そのほか、FCドローンメーカーのロボデックスは保温・保冷製品やデリバリーバッグのメーカーと共同でFCドローンの積載に対応したデリバリーバッグを開発。ドローンの機動性および速達性に加えて、長時間の飛行が可能なFCドローンの特徴を活かした、フードデリバリーサービスへの展開が期待される。

 様々な使用方法の模索が進む一方で、FCドローンでは他の動力源を使用するドローン同様にペイロード(積載重量)の限界が実用的に運用していく上でのボトルネックとなっている。

そのようななか、小型軽量かつ発電効率の高いFCシステムを開発し、FCを軽量化することドローンに搭載可能なツールや物資の重量を引き上げるとともに飛行時間の長時間化を図る動きも見受けられる。

自動車部品と工作機械などを手掛ける日新製作所ではFCドローンなどにも積載可能な小型汎用機器用FCシステムの開発を進めている。既に同社ではFCドローン用採用を想定した水素対応の減圧バルブなどを開発するなど、自動車部品製造と工作機械の製作で培われた熱間鍛造やアルミダイキャスト、および機械加工をはじめとする金属加工技術をFC関連製品への開発にも展開。加えて、同社ではレーザ(パウダーベッド方式)による金属積層造形(AM)を3台導入している。

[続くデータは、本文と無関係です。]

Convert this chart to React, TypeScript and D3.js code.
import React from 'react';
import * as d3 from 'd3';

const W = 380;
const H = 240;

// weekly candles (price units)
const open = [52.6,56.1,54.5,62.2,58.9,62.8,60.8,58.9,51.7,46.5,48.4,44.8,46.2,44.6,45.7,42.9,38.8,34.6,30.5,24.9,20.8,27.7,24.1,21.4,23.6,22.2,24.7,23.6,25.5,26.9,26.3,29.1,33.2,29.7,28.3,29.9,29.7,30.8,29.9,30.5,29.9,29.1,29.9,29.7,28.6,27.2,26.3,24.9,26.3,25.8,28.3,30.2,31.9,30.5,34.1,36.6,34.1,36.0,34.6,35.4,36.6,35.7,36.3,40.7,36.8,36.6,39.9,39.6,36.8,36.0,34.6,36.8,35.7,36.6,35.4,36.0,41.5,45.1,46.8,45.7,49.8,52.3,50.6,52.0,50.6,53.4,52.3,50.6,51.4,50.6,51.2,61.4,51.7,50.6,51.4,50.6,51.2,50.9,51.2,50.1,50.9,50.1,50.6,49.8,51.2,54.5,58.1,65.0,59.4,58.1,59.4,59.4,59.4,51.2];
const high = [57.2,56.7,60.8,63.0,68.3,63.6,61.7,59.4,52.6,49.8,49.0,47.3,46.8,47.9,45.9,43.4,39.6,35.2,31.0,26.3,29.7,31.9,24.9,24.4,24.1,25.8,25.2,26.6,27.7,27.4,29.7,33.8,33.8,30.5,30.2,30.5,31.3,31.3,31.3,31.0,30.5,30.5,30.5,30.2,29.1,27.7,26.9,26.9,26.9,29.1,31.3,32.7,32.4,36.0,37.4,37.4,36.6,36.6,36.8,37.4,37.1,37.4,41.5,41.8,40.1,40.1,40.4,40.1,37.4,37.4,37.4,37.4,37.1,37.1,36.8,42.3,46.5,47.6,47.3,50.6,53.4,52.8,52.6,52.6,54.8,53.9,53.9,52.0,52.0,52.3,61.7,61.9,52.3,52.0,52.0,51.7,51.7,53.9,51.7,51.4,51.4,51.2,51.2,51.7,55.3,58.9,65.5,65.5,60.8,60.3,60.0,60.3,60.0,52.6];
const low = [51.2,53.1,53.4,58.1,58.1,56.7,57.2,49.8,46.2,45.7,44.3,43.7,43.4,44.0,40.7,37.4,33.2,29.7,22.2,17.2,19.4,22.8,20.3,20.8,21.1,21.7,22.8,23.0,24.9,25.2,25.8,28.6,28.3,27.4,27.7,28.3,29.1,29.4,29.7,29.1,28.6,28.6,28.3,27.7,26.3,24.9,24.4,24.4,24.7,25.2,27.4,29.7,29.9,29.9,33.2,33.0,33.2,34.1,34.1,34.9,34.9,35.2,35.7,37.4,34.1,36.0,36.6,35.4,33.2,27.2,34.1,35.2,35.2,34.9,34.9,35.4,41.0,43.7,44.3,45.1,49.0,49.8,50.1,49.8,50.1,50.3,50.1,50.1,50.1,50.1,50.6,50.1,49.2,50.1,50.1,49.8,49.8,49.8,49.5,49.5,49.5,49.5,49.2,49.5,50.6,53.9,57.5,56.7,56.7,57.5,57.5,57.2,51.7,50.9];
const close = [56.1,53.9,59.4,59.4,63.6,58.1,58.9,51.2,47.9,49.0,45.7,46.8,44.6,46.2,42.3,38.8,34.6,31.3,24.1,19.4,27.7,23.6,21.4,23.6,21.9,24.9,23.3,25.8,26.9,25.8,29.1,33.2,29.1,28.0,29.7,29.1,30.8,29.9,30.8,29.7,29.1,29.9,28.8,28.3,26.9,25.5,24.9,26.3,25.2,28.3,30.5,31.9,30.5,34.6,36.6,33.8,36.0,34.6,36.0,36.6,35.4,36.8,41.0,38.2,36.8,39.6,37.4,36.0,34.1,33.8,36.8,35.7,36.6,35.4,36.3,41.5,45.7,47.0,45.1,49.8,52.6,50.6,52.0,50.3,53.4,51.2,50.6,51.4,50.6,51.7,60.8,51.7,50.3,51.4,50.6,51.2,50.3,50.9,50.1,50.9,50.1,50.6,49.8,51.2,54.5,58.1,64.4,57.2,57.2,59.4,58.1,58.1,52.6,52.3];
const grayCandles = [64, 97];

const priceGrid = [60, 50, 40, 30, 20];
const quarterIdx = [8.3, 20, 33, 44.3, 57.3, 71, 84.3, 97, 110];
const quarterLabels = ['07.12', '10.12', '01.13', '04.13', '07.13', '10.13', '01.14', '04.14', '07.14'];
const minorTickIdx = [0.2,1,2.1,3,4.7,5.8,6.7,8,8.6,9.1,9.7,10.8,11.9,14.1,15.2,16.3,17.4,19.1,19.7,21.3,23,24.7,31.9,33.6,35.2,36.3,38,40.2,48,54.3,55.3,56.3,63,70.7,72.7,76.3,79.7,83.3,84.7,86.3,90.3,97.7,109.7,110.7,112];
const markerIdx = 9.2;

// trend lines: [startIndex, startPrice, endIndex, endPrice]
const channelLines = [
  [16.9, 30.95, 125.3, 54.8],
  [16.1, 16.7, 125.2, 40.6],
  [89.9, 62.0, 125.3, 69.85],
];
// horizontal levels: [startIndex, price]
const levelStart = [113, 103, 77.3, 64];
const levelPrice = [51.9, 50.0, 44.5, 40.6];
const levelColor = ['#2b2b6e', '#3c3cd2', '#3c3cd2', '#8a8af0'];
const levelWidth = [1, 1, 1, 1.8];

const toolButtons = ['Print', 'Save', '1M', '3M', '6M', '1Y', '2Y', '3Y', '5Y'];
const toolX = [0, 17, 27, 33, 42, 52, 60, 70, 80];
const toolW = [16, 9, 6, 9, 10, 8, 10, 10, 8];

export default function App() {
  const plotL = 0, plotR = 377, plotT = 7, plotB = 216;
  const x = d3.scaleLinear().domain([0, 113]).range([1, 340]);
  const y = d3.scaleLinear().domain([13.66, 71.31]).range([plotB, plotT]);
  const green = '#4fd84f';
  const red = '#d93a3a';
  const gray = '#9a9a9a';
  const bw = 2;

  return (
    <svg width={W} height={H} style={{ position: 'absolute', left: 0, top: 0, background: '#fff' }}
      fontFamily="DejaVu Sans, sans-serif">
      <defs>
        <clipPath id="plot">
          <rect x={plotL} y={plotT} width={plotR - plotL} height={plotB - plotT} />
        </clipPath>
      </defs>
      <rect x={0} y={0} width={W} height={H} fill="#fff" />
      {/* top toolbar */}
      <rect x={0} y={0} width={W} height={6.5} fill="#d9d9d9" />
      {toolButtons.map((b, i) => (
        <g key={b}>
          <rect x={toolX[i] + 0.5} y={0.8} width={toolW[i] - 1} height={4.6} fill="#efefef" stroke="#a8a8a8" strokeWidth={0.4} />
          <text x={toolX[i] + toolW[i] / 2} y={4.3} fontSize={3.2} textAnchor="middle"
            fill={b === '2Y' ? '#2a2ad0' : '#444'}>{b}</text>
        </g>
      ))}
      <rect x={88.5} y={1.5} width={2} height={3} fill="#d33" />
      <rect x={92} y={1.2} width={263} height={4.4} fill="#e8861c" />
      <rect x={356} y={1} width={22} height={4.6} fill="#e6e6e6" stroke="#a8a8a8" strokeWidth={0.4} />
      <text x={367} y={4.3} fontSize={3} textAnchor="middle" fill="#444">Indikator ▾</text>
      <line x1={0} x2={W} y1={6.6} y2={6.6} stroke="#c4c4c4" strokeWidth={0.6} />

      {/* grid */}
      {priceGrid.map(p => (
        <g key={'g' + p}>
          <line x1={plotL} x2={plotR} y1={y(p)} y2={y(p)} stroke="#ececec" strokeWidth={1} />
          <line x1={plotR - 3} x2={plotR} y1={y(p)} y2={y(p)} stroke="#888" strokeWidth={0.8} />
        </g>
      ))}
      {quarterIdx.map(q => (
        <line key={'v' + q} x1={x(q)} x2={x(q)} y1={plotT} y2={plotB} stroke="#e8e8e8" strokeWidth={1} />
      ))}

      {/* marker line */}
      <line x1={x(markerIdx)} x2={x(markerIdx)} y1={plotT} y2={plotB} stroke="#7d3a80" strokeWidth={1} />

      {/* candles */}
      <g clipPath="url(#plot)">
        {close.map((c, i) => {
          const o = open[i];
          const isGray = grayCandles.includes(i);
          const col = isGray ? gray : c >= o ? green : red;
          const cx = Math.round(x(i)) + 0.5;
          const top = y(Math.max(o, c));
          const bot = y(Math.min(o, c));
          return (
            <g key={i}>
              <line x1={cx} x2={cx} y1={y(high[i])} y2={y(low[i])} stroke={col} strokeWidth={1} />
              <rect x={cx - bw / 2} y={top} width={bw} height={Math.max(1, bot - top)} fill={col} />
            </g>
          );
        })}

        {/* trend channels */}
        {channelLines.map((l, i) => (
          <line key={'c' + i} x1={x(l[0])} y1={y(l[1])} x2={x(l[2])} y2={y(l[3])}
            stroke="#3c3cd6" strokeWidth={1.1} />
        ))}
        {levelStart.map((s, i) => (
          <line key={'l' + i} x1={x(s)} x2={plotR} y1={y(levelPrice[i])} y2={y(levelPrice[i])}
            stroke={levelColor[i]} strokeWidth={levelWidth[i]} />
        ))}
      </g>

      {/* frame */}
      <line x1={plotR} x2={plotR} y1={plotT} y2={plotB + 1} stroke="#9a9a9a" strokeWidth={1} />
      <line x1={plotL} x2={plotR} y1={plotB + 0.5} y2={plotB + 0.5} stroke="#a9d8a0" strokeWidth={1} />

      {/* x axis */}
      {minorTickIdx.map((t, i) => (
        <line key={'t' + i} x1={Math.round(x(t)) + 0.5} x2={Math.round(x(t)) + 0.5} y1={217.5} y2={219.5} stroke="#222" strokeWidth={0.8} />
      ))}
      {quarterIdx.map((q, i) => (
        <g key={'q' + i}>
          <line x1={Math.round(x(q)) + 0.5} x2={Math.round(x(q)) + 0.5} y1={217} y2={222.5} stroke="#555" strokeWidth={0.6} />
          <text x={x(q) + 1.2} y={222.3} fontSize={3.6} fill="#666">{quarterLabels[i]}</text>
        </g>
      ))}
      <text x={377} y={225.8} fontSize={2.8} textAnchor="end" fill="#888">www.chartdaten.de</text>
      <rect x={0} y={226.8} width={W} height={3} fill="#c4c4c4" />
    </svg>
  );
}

同社の関係者は現在、FC関連製品の開発や試作において、具体的な金属AM技術の適用は無いとしながらも、「金属AMは内部に複雑かつ機能性の高い構造を持たせる製品を造形することに適しており、部品内部に冷却効率が高く、切削や金型加工では加工が難しい水冷用の配管を設けたい場合などに利用できる。FCシステムの開発においては、小型軽量化および発電効率の向上に向けて、FC自体の温度を安定させることも必要となるケースも出てくる。FCの温度を安定させる水冷システムなどの試作や製造で金属AMが活用していく可能性はある」とする。